Word for word, transcribe the lines below and drop the pictures.

— start of Information shown —

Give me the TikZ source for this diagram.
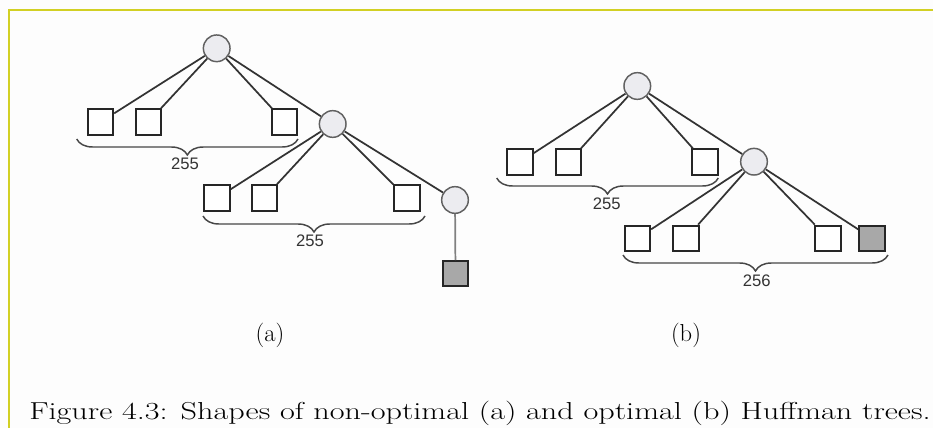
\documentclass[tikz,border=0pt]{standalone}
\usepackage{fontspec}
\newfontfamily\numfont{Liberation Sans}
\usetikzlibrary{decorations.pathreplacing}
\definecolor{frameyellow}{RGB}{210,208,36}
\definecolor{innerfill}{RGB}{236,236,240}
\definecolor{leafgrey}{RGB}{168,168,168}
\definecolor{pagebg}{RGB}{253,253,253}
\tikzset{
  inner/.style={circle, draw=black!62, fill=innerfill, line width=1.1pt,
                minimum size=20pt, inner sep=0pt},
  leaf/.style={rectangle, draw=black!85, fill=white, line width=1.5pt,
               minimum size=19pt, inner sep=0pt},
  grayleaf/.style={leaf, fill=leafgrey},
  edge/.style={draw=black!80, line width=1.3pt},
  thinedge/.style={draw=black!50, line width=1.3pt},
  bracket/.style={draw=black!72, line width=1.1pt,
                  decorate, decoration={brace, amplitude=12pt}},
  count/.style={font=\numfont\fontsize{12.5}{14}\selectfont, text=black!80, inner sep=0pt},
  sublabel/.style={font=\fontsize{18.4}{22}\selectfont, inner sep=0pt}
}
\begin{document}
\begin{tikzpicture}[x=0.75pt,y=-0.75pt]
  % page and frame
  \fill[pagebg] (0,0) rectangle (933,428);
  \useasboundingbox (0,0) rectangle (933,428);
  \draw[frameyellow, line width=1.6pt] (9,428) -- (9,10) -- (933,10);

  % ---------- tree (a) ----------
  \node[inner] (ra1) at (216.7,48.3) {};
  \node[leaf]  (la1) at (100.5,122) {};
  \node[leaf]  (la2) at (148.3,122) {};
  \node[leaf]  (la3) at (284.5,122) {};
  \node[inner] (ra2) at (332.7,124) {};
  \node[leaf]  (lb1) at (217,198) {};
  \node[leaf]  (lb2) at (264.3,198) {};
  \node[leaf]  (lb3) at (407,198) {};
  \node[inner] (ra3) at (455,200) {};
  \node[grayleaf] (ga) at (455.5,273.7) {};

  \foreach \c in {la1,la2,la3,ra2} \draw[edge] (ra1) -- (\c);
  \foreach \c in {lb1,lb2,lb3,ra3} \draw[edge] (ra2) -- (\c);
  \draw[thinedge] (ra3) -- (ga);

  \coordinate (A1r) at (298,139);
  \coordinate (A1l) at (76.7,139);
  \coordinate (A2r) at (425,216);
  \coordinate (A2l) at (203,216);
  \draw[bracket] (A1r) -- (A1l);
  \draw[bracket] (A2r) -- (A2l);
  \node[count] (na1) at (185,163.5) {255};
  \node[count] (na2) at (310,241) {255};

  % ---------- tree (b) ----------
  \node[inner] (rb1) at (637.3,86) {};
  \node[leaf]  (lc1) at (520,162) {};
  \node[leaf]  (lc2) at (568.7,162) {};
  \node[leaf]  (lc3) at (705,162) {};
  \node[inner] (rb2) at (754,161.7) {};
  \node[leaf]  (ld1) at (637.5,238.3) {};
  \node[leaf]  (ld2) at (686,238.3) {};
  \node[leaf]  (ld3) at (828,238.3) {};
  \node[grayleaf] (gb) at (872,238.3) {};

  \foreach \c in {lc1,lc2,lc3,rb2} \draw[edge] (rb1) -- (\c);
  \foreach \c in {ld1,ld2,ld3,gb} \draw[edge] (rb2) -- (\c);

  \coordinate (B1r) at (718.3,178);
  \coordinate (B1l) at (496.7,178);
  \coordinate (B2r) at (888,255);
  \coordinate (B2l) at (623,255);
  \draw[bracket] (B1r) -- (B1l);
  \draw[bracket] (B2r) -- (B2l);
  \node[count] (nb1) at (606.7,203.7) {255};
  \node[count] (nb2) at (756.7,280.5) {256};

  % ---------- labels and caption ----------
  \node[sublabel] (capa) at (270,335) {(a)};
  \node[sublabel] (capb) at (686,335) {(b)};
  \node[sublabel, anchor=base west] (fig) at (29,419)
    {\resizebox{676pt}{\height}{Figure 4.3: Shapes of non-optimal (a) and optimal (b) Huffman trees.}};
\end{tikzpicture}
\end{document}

— end of Information shown —

◆ Exercise response:
Give me the TikZ source for this diagram.
\documentclass[tikz,border=0pt]{standalone}
\usepackage{fontspec}
\newfontfamily\numfont{Liberation Sans}
\usetikzlibrary{decorations.pathreplacing}
\definecolor{frameyellow}{RGB}{210,208,36}
\definecolor{innerfill}{RGB}{236,236,240}
\definecolor{leafgrey}{RGB}{168,168,168}
\definecolor{pagebg}{RGB}{253,253,253}
\tikzset{
  inner/.style={circle, draw=black!62, fill=innerfill, line width=1.1pt,
                minimum size=20pt, inner sep=0pt},
  leaf/.style={rectangle, draw=black!85, fill=white, line width=1.5pt,
               minimum size=19pt, inner sep=0pt},
  grayleaf/.style={leaf, fill=leafgrey},
  edge/.style={draw=black!80, line width=1.3pt},
  thinedge/.style={draw=black!50, line width=1.3pt},
  bracket/.style={draw=black!72, line width=1.1pt,
                  decorate, decoration={brace, amplitude=12pt}},
  count/.style={font=\numfont\fontsize{12.5}{14}\selectfont, text=black!80, inner sep=0pt},
  sublabel/.style={font=\fontsize{18.4}{22}\selectfont, inner sep=0pt}
}
\begin{document}
\begin{tikzpicture}[x=0.75pt,y=-0.75pt]
  % page and frame
  \fill[pagebg] (0,0) rectangle (933,428);
  \useasboundingbox (0,0) rectangle (933,428);
  \draw[frameyellow, line width=1.6pt] (9,428) -- (9,10) -- (933,10);

  % ---------- tree (a) ----------
  \node[inner] (ra1) at (216.7,48.3) {};
  \node[leaf]  (la1) at (100.5,122) {};
  \node[leaf]  (la2) at (148.3,122) {};
  \node[leaf]  (la3) at (284.5,122) {};
  \node[inner] (ra2) at (332.7,124) {};
  \node[leaf]  (lb1) at (217,198) {};
  \node[leaf]  (lb2) at (264.3,198) {};
  \node[leaf]  (lb3) at (407,198) {};
  \node[inner] (ra3) at (455,200) {};
  \node[grayleaf] (ga) at (455.5,273.7) {};

  \foreach \c in {la1,la2,la3,ra2} \draw[edge] (ra1) -- (\c);
  \foreach \c in {lb1,lb2,lb3,ra3} \draw[edge] (ra2) -- (\c);
  \draw[thinedge] (ra3) -- (ga);

  \coordinate (A1r) at (298,139);
  \coordinate (A1l) at (76.7,139);
  \coordinate (A2r) at (425,216);
  \coordinate (A2l) at (203,216);
  \draw[bracket] (A1r) -- (A1l);
  \draw[bracket] (A2r) -- (A2l);
  \node[count] (na1) at (185,163.5) {255};
  \node[count] (na2) at (310,241) {255};

  % ---------- tree (b) ----------
  \node[inner] (rb1) at (637.3,86) {};
  \node[leaf]  (lc1) at (520,162) {};
  \node[leaf]  (lc2) at (568.7,162) {};
  \node[leaf]  (lc3) at (705,162) {};
  \node[inner] (rb2) at (754,161.7) {};
  \node[leaf]  (ld1) at (637.5,238.3) {};
  \node[leaf]  (ld2) at (686,238.3) {};
  \node[leaf]  (ld3) at (828,238.3) {};
  \node[grayleaf] (gb) at (872,238.3) {};

  \foreach \c in {lc1,lc2,lc3,rb2} \draw[edge] (rb1) -- (\c);
  \foreach \c in {ld1,ld2,ld3,gb} \draw[edge] (rb2) -- (\c);

  \coordinate (B1r) at (718.3,178);
  \coordinate (B1l) at (496.7,178);
  \coordinate (B2r) at (888,255);
  \coordinate (B2l) at (623,255);
  \draw[bracket] (B1r) -- (B1l);
  \draw[bracket] (B2r) -- (B2l);
  \node[count] (nb1) at (606.7,203.7) {255};
  \node[count] (nb2) at (756.7,280.5) {256};

  % ---------- labels and caption ----------
  \node[sublabel] (capa) at (270,335) {(a)};
  \node[sublabel] (capb) at (686,335) {(b)};
  \node[sublabel, anchor=base west] (fig) at (29,419)
    {\resizebox{676pt}{\height}{Figure 4.3: Shapes of non-optimal (a) and optimal (b) Huffman trees.}};
\end{tikzpicture}
\end{document}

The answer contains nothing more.